Each clip overlays an image of a VDP.GROSSE LAGE® site with a positive attribute, establishing an emotional bond between wine and vineyard. For example, BASSGEIGE-KÄHNER, a VDP.GROSSE LAGE® site in Baden, is labeled as “LAYERED” while BERG SCHLOSSBERG in the Rheingau is “EPIC” and ALTE LAY on the Ahr is “DEEP.” The sites were captured strikingly in recent months by photographer Peter Bender.
The campaign also stakes a deliberate marker in the current political debate.
With some legislators currently debating a ban on wine advertising, the new VDP posters show how wine marketing can be conducted responsibly, with respect for nature and culture instead of appealing to recklessness and excess.
“In a time when stricter rules are being discussed for wine advertising, we’re seeking to communicate the importance of wine culture. Our focus is on presenting our vineyards, and the work the wine world does to preserve that cultural landscape and heritage,” says Steffen Christmann, president of the VDP and himself a winegrower.
The new origins campaign will be rolled out on the digital billboards of WallDecaux, and will tie into last year’s campaign “What counts is personality in the glass.” Taken together, the two campaigns make a convincing argument about the challenges and rewards of fine wine production.
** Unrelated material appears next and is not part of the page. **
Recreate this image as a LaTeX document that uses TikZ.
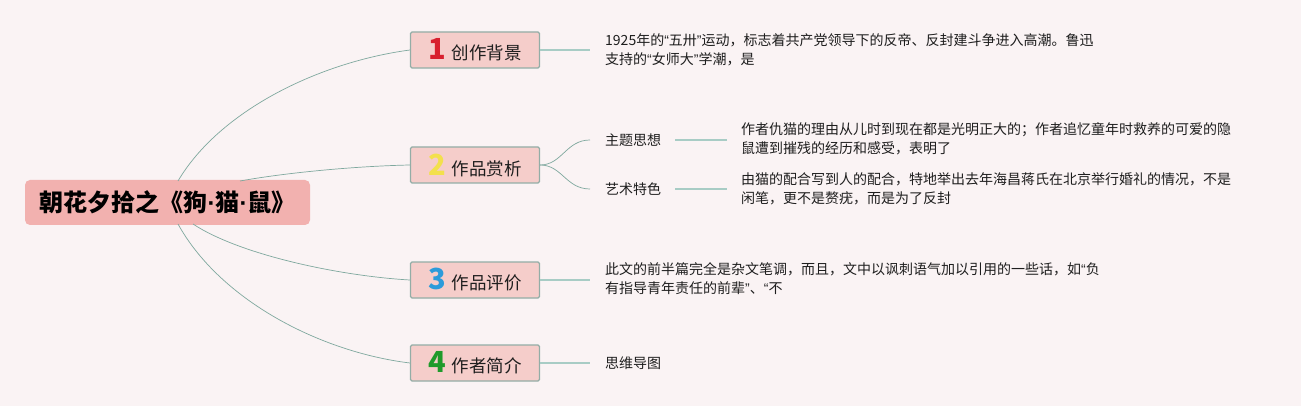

On the one side are the winegrowers who cultivate the vines and tend to the landscapes, working all year long toward a climatic harvest. On the other side, vintners are inherently at the mercy of the environment in which their grapes grow. The site, soil, and natural conditions such as wind, sun, and rain all shape wine as a cultural product. It takes both personalities and origin to prevent wine from degrading into an uninteresting beverage of indistinguishable taste.
The work and dedication of winegrowers is what ultimately helps preserve the physical and cultural landscape.
They toil tirelessly to maintain the beloved steep slopes of the Mittelrhein and the hillside vineyards of Württemberg. Each of these factors makes clear the difference between the respectful enjoyment of a cultural product such as wine and the indiscriminate consumption of alcohol. And highlights the importance of protecting wine as a cultural asset. But this effort requires many supporters —including in advertising.
An advertising ban, as is currently being discussed in the EU, would put yet another challenge on a wine industry already faced with climate change and the increasing industrialization of wine. The VDP and Wine in Moderation are instead appealing to other players in the wine world to join the initiative with their campaigns and to work together toward conscientious communication of wine as a cultural product and the promotion of responsible enjoyment.